Calls for AI regulation vs being an adult

One of the questions I was asked after a talk to a multi-disciplinary audience yesterday was:

There was a movement where a party petition to stop or slowdown development of AI temporarily. Can you give us your thought on their position?

This refers to the Future of Life Institute open letter in March 2023 calling for a six month pause in 'training of AI systems more powerful than GPT-4'.

For now I will set aside the question of whether the open letter's focus on existential threats and look at it through the lens of regulo-solutionism.

The letter was a call to 'all AI labs' to make a voluntary pause. The 33,000 signatories included many people who own or run such labs, who were thus in positions of power to make such a decision, including, famously, Elon Musk. And yet none did.

Reflecting on the letter six months later, Max Tegmark treated it as a classic collective action problem with regulation the only solution:

Tegmark is lobbying for an FDA-style agency that would enforce rules around AI, and for the government to force tech companies to pause AI development. “It’s also clear that [AI leaders like Sam Altman, Demis Hassabis, and Dario Amodei] are very concerned themselves. But they all know they can’t pause alone,” Tegmark says. Pausing alone would be “a disaster for their company, right?” he adds. “They just get outcompeted, and then that CEO will be replaced with someone who doesn’t want to pause. The only way the pause comes about is if the governments of the world step in and put in place safety standards that force everyone to pause.”

Obviously part of the problem here is that most AI labs are in private companies funded by investors who are keen to get as big a slice as possible of the alleged $16trn addition to GDP coming from AI, and this creates a series of constraints upon those companies. The CEO signing a letter costs the investors nothing, but acting on it is not going to be tolerated.

However, a much bigger part of the problem is an extraordinary ethical immaturity in these people. Signing such a letter and not acting on it, but then calling for regulation to force one to act on it (as happened later at the November 2023 AI Summit) is not much different from saying: I am about to do something very bad, please stop me!

We can agree that unilateral action to stop training more powerful foundation models would have little or no direct effect. But that is not a sufficient reason not to do it. Firstly, it would mean that you did not personally contribute to the bad outcome, the possible existential threat. If you really think other people need to be forced to stop doing something, carrying on doing it yourself bespeaks a lack of moral agency. You may think that there is a need to have a law prohibiting murder, but surely the law is not the only reason not to kill people? Would the CEO level signatories of this letter happily commit murder if there was no law against it? Of course not (I am willing to believe), but why they can't apply that same ethical thinking to their jobs is puzzling.1

Secondly, as well as being morally right, unilateral action can have indirect effects. The highly public resignation of Geoffrey Hinton from Google was such an action, though its effects were limited by the arrogant way he framed it: he had to resign so he could speak freely and warn others, rather than he had to resign because he couldn't in good conscience carry on doing something he saw as extremely dangerous. To see the contrast clearly, compare Hinton's departure from Google with that of Timnit Gebru.

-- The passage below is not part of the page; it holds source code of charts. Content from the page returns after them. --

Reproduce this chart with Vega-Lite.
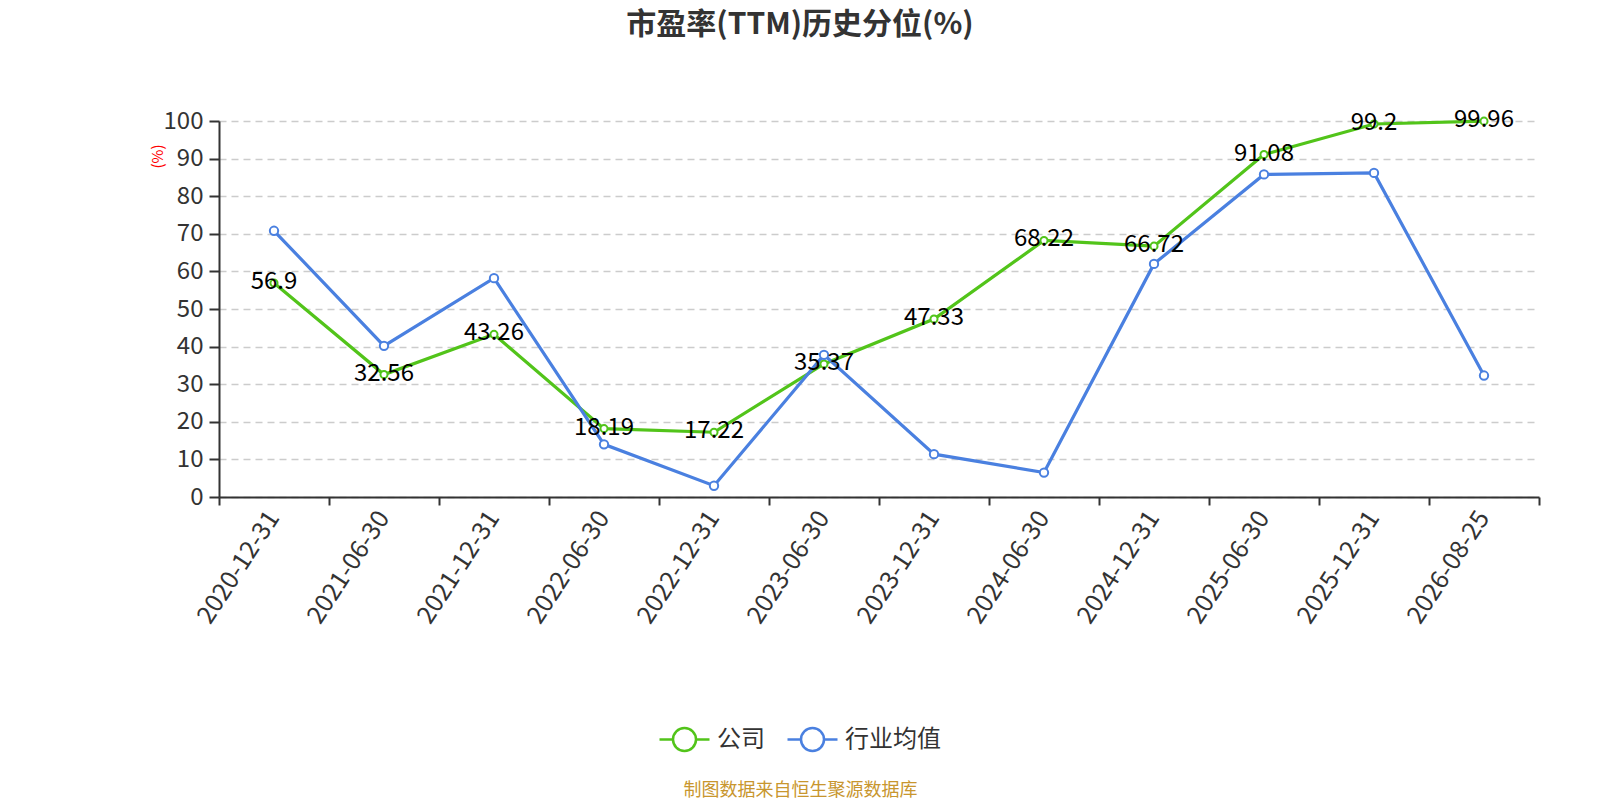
{
  "$schema": "https://vega.github.io/schema/vega-lite/v6.json",
  "width": 1320,
  "height": 376,
  "autosize": {"type": "none"},
  "padding": {"left": 219, "top": 121, "right": 61, "bottom": 303},
  "background": "white",
  "config": {"font": "Noto Sans CJK SC", "view": {"stroke": null}},
  "title": {
    "text": "市盈率(TTM)历史分位(%)",
    "fontSize": 30,
    "fontWeight": "bold",
    "color": "#333333",
    "anchor": "middle",
    "frame": "group",
    "dx": -79,
    "offset": 68
  },
  "data": {
    "values": [
      {"date": "2020-12-31", "series": "公司", "value": 56.9},
      {"date": "2021-06-30", "series": "公司", "value": 32.56},
      {"date": "2021-12-31", "series": "公司", "value": 43.26},
      {"date": "2022-06-30", "series": "公司", "value": 18.19},
      {"date": "2022-12-31", "series": "公司", "value": 17.22},
      {"date": "2023-06-30", "series": "公司", "value": 35.37},
      {"date": "2023-12-31", "series": "公司", "value": 47.33},
      {"date": "2024-06-30", "series": "公司", "value": 68.22},
      {"date": "2024-12-31", "series": "公司", "value": 66.72},
      {"date": "2025-06-30", "series": "公司", "value": 91.08},
      {"date": "2025-12-31", "series": "公司", "value": 99.2},
      {"date": "2026-08-25", "series": "公司", "value": 99.96},
      {"date": "2020-12-31", "series": "行业均值", "value": 70.8},
      {"date": "2021-06-30", "series": "行业均值", "value": 40.2},
      {"date": "2021-12-31", "series": "行业均值", "value": 58.2},
      {"date": "2022-06-30", "series": "行业均值", "value": 14.0},
      {"date": "2022-12-31", "series": "行业均值", "value": 3.0},
      {"date": "2023-06-30", "series": "行业均值", "value": 37.8},
      {"date": "2023-12-31", "series": "行业均值", "value": 11.4},
      {"date": "2024-06-30", "series": "行业均值", "value": 6.5},
      {"date": "2024-12-31", "series": "行业均值", "value": 62.0},
      {"date": "2025-06-30", "series": "行业均值", "value": 85.8},
      {"date": "2025-12-31", "series": "行业均值", "value": 86.2},
      {"date": "2026-08-25", "series": "行业均值", "value": 32.3}
    ]
  },
  "encoding": {
    "x": {
      "field": "date",
      "type": "nominal",
      "sort": null,
      "bandPosition": 0.5,
      "scale": {"type": "band", "paddingInner": 0, "paddingOuter": 0},
      "axis": {
        "title": "制图数据来自恒生聚源数据库",
        "titleColor": "#c8962e",
        "titleFontSize": 18,
        "titleFontWeight": "normal",
        "titleX": 581,
        "titleY": 293,
        "titleAlign": "center",
        "titleBaseline": "middle",
        "tickBand": "extent",
        "labelAngle": -57,
        "labelAlign": "right",
        "labelBaseline": "middle",
        "labelFontSize": 25,
        "labelColor": "#333333",
        "labelPadding": 8,
        "labelOffset": -1,
        "domainColor": "#333333",
        "domainWidth": 2,
        "tickColor": "#333333",
        "tickWidth": 2,
        "tickSize": 8,
        "grid": false
      }
    },
    "y": {
      "field": "value",
      "type": "quantitative",
      "scale": {"domain": [0, 100], "nice": false},
      "axis": {
        "title": "(%)",
        "titleColor": "red",
        "titleFontSize": 15,
        "titleFontWeight": "normal",
        "titleX": -62,
        "titleY": 35,
        "titleAlign": "center",
        "titleBaseline": "middle",
        "values": [0, 10, 20, 30, 40, 50, 60, 70, 80, 90, 100],
        "labelFontSize": 24,
        "labelColor": "#333333",
        "labelPadding": 6,
        "domainColor": "#333333",
        "domainWidth": 2,
        "tickColor": "#333333",
        "tickWidth": 2,
        "tickSize": 10,
        "grid": true,
        "gridColor": "#cccccc",
        "gridDash": [7, 5],
        "gridWidth": 1.5
      }
    }
  },
  "layer": [
    {
      "mark": {"type": "line", "strokeWidth": 3.2},
      "encoding": {
        "color": {
          "field": "series",
          "type": "nominal",
          "scale": {"domain": ["公司", "行业均值"], "range": ["#52c41a", "#4a80e0"]},
          "legend": {
            "title": null,
            "orient": "none",
            "direction": "horizontal",
            "legendX": 439,
            "legendY": 592,
            "padding": 0,
            "symbolType": "M-1,0L-0.46,0M0.46,0L1,0M0.46,0A0.46,0.46,0,1,1,-0.46,0A0.46,0.46,0,1,1,0.46,0",
            "symbolSize": 2500,
            "symbolStrokeWidth": 2.5,
            "symbolFillColor": "white",
            "labelFontSize": 24,
            "labelColor": "#333333",
            "labelOffset": 6,
            "columnPadding": 17,
            "encode": {
              "symbols": {"update": {"fill": {"value": "white"}, "fillOpacity": {"value": 1}}}
            }
          }
        }
      }
    },
    {
      "transform": [{"filter": "datum.series === '公司'"}],
      "mark": {"type": "point", "filled": true, "fill": "white", "stroke": "#52c41a", "strokeWidth": 2, "size": 50, "opacity": 1}
    },
    {
      "transform": [{"filter": "datum.series === '行业均值'"}],
      "mark": {"type": "point", "filled": true, "fill": "white", "stroke": "#4a80e0", "strokeWidth": 2, "size": 70, "opacity": 1}
    },
    {
      "transform": [{"filter": "datum.series === '公司'"}],
      "mark": {"type": "text", "fontSize": 24, "color": "black", "baseline": "middle", "align": "center", "dy": -1},
      "encoding": {
        "text": {"field": "value", "type": "quantitative"}
      }
    }
  ]
}
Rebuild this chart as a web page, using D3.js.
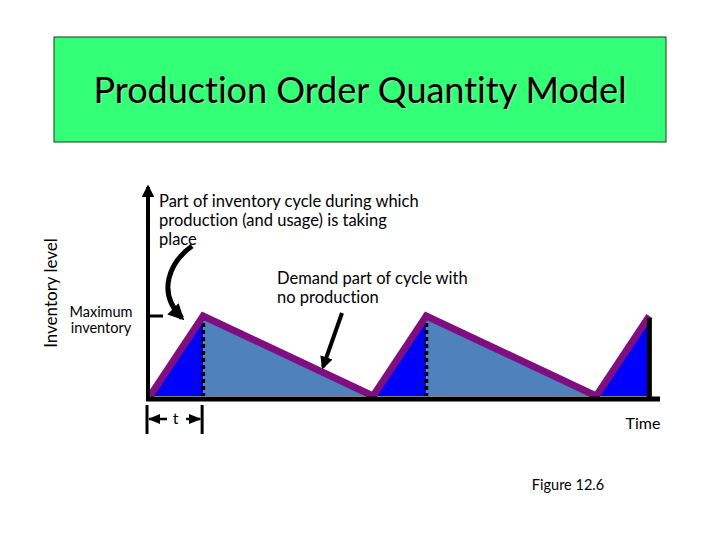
<!DOCTYPE html>
<html>
<head>
<meta charset="utf-8">
<script src="https://cdn.jsdelivr.net/npm/d3@7"></script>
<style>
  body { margin: 0; background: #fff; }
  text { font-family: Lato, "Open Sans", sans-serif; fill: #000; font-variant-ligatures: none; }
</style>
</head>
<body>
<div id="chart"></div>
<script>
// cycle data (time units, inventory level as share of maximum)
const cycleTimes = [0, 1, 4.2, 5.2, 8.4, 9.4];
const inventoryLevels = [0, 1, 0, 1, 0, 1];
const productionPhases = [[0, 1], [4.2, 5.2], [8.4, 9.4]];
const demandPhases = [[1, 4.2], [5.2, 8.4]];
const timeEnd = 9.6;
const levelTop = 2.62;

const titleText = "Production Order Quantity Model";
const yLabel = "Inventory level";
const xLabel = "Time";
const maxLabel = ["Maximum", "inventory"];
const noteProduction = ["Part of inventory cycle during which", "production (and usage) is taking", "place"];
const noteDemand = ["Demand part of cycle with", "no production"];
const figLabel = "Figure 12.6";

const width = 720, height = 540;

const svg = d3.select("#chart")
    .append("svg")
    .attr("width", width)
    .attr("height", height);

const defs = svg.append("defs");
defs.append("marker")
    .attr("id", "head")
    .attr("viewBox", "0 0 10 10")
    .attr("refX", 8).attr("refY", 5)
    .attr("markerWidth", 3.2).attr("markerHeight", 3.2)
    .attr("orient", "auto")
    .append("path").attr("d", "M0,0L10,5L0,10z").attr("fill", "#000");
defs.append("marker")
    .attr("id", "small")
    .attr("viewBox", "0 0 10 10")
    .attr("refX", 9).attr("refY", 5)
    .attr("markerWidth", 5).attr("markerHeight", 5)
    .attr("orient", "auto-start-reverse")
    .append("path").attr("d", "M0,1L10,5L0,9z").attr("fill", "#000");

// title box
svg.append("rect")
    .attr("x", 54).attr("y", 37)
    .attr("width", 612).attr("height", 105)
    .attr("fill", "#33ff77")
    .attr("stroke", "#1a3a1a")
    .attr("stroke-width", 1);
svg.append("text")
    .attr("x", 361).attr("y", 104)
    .attr("text-anchor", "middle")
    .style("font-size", "36px")
    .style("fill", "#9adfa6")
    .text(titleText);
svg.append("text")
    .attr("x", 360).attr("y", 103)
    .attr("text-anchor", "middle")
    .style("font-size", "36px")
    .text(titleText);

// scales
const x = d3.scaleLinear().domain([0, timeEnd]).range([150, 660]);
const y = d3.scaleLinear().domain([0, 1]).range([396, 316]);

// production triangles (blue) and demand triangles (steel blue)
const area = d3.area().x(d => x(d[0])).y0(y(0)).y1(d => y(d[1]));
svg.selectAll(".prod")
    .data(productionPhases)
    .enter()
    .append("path")
    .attr("class", "prod")
    .attr("d", d => area([[d[0], 0], [d[1], 1]]))
    .attr("fill", "#0000ff");
svg.selectAll(".dem")
    .data(demandPhases)
    .enter()
    .append("path")
    .attr("class", "dem")
    .attr("d", d => area([[d[0], 1], [d[1], 0]]))
    .attr("fill", "#4f81bd");

// dotted peak markers
svg.selectAll(".peak")
    .data(demandPhases)
    .enter()
    .append("line")
    .attr("x1", d => x(d[0])).attr("x2", d => x(d[0]))
    .attr("y1", y(1)).attr("y2", y(0))
    .attr("stroke", "#000")
    .attr("stroke-width", 4)
    .attr("stroke-dasharray", "4,3");

// inventory line
const line = d3.line().x(d => x(d[0])).y(d => y(d[1]));
svg.append("path")
    .datum(cycleTimes.map((t, i) => [t, inventoryLevels[i]]))
    .attr("d", line)
    .attr("fill", "none")
    .attr("stroke", "#7f0f80")
    .attr("stroke-width", 7)
    .attr("stroke-linejoin", "miter");

// closing edge at last peak
const lastT = cycleTimes[cycleTimes.length - 1];
svg.append("line")
    .attr("x1", x(lastT)).attr("x2", x(lastT))
    .attr("y1", y(1) + 2).attr("y2", y(0) + 2)
    .attr("stroke", "#000")
    .attr("stroke-width", 5);

// axes
const yTop = d3.scaleLinear().domain([0, levelTop]).range([399, 183]);
svg.append("line")
    .attr("x1", 148).attr("x2", 148)
    .attr("y1", 399).attr("y2", yTop(levelTop) + 4)
    .attr("stroke", "#000")
    .attr("stroke-width", 4)
    .attr("marker-end", "url(#head)");
svg.append("line")
    .attr("x1", 146).attr("x2", x(timeEnd))
    .attr("y1", 399).attr("y2", 399)
    .attr("stroke", "#000")
    .attr("stroke-width", 5);
svg.append("line")
    .attr("x1", 148).attr("x2", 163)
    .attr("y1", y(1)).attr("y2", y(1))
    .attr("stroke", "#000")
    .attr("stroke-width", 3);

// t marker
const t0 = productionPhases[0][0], t1 = productionPhases[0][1];
[x(t0) - 3, x(t1) - 1].forEach(px => {
    svg.append("line")
        .attr("x1", px).attr("x2", px)
        .attr("y1", 405).attr("y2", 434)
        .attr("stroke", "#000").attr("stroke-width", 3);
});
[[x(t0) + 17, x(t0) - 1], [x(t1) - 17, x(t1) - 3]].forEach(p => {
    svg.append("line")
        .attr("x1", p[0]).attr("x2", p[1])
        .attr("y1", 419).attr("y2", 419)
        .attr("stroke", "#000").attr("stroke-width", 2.5)
        .attr("marker-end", "url(#small)");
});
svg.append("text")
    .attr("x", (x(t0) + x(t1)) / 2 - 1).attr("y", 424)
    .attr("text-anchor", "middle")
    .style("font-size", "16px")
    .text("t");

// labels
svg.append("text")
    .attr("transform", "translate(57,293) rotate(-90)")
    .attr("text-anchor", "middle")
    .style("font-size", "17px")
    .text(yLabel);
svg.append("text")
    .attr("x", 643).attr("y", 429)
    .attr("text-anchor", "middle")
    .style("font-size", "16px")
    .text(xLabel);
svg.selectAll(".maxl")
    .data(maxLabel)
    .enter()
    .append("text")
    .attr("x", 101).attr("y", (d, i) => 317 + i * 16)
    .attr("text-anchor", "middle")
    .style("font-size", "14.5px")
    .text(d => d);
svg.selectAll(".np")
    .data(noteProduction)
    .enter()
    .append("text")
    .attr("x", 159).attr("y", (d, i) => 207 + i * 19)
    .style("font-size", "16.5px")
    .text(d => d);
svg.selectAll(".nd")
    .data(noteDemand)
    .enter()
    .append("text")
    .attr("x", 277).attr("y", (d, i) => 284 + i * 19)
    .style("font-size", "16.5px")
    .text(d => d);
svg.append("text")
    .attr("x", 568).attr("y", 490)
    .attr("text-anchor", "middle")
    .style("font-size", "14.5px")
    .text(figLabel);

// pointer arrows
svg.append("path")
    .attr("d", "M192,246 C170,262 156,292 182,318")
    .attr("fill", "none")
    .attr("stroke", "#000")
    .attr("stroke-width", 5)
    .attr("marker-end", "url(#head)");
svg.append("line")
    .attr("x1", 342).attr("x2", 323)
    .attr("y1", 313).attr("y2", 367)
    .attr("stroke", "#000")
    .attr("stroke-width", 4)
    .attr("marker-end", "url(#head)");
</script>
</body>
</html>
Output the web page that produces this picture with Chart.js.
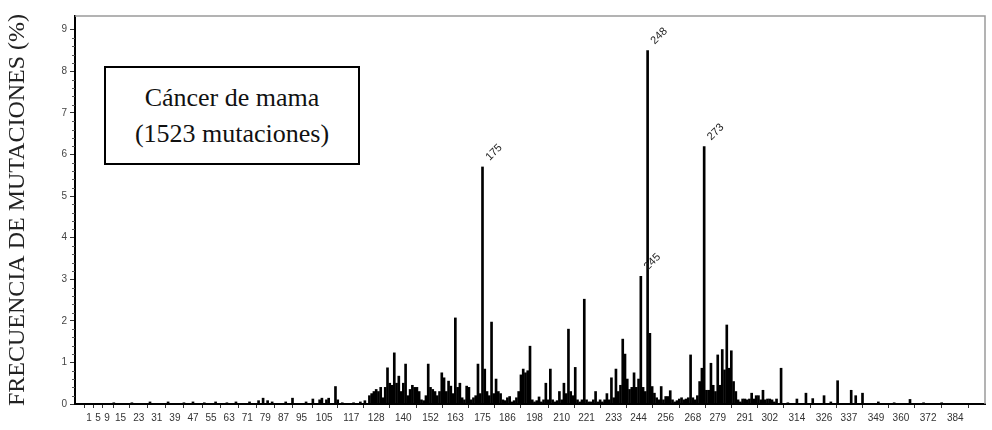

If some of the high profile signatories of that open letter had shown that they were prepared to take a personal risk - from losing their job to losing large amounts of money - an act on what they signed, then that might have encouraged others to do the right thing. Perhaps not immediately, but over months there could be change in the industry if the leaders refused to do want the investors wanted. It would have been an interesting time to find out if there are enough immoral people out there to run the AI boom.2

In fact, unilateral action wasn't needed. What was needed was co-operation. Throughout human history groups of people have come together to agree solutions to collective action problems without any legal system to enforce them. They have worked and served us well. Yes, people do cheat, but regulations and justice systems don't stop that either.

What puzzles me about the open letter is why the Future Life Institute (or anyone else) didn't get all those powerful signatories in a room and say:

You have just signed this letter. It is a formal commitment to the principle of a pause if all the others also pause. Let's agree to do that now like the adults we are.

Actually, I am not that puzzled. The answer is clear: 40 years of neoliberal hegemony has made it impossible not to think of the agents who might make such an agreement, be they individuals or companies, as essentially in competition with each other. But that is a myth: humans are and have always been more fundamentally co-operative than competitive.

Our true nature has been suppressed for profit, turning the most powerful people on earth into moral adolescents calling out for someone to stop them doing the wrong thing again.


  1. One reason is likely that they are attracted by certain forms of utilitarianism. 

  2. Perhaps we should add immoral people to the limited resources on earth that might provide hard constraints on the projected development of AI, after energy and water?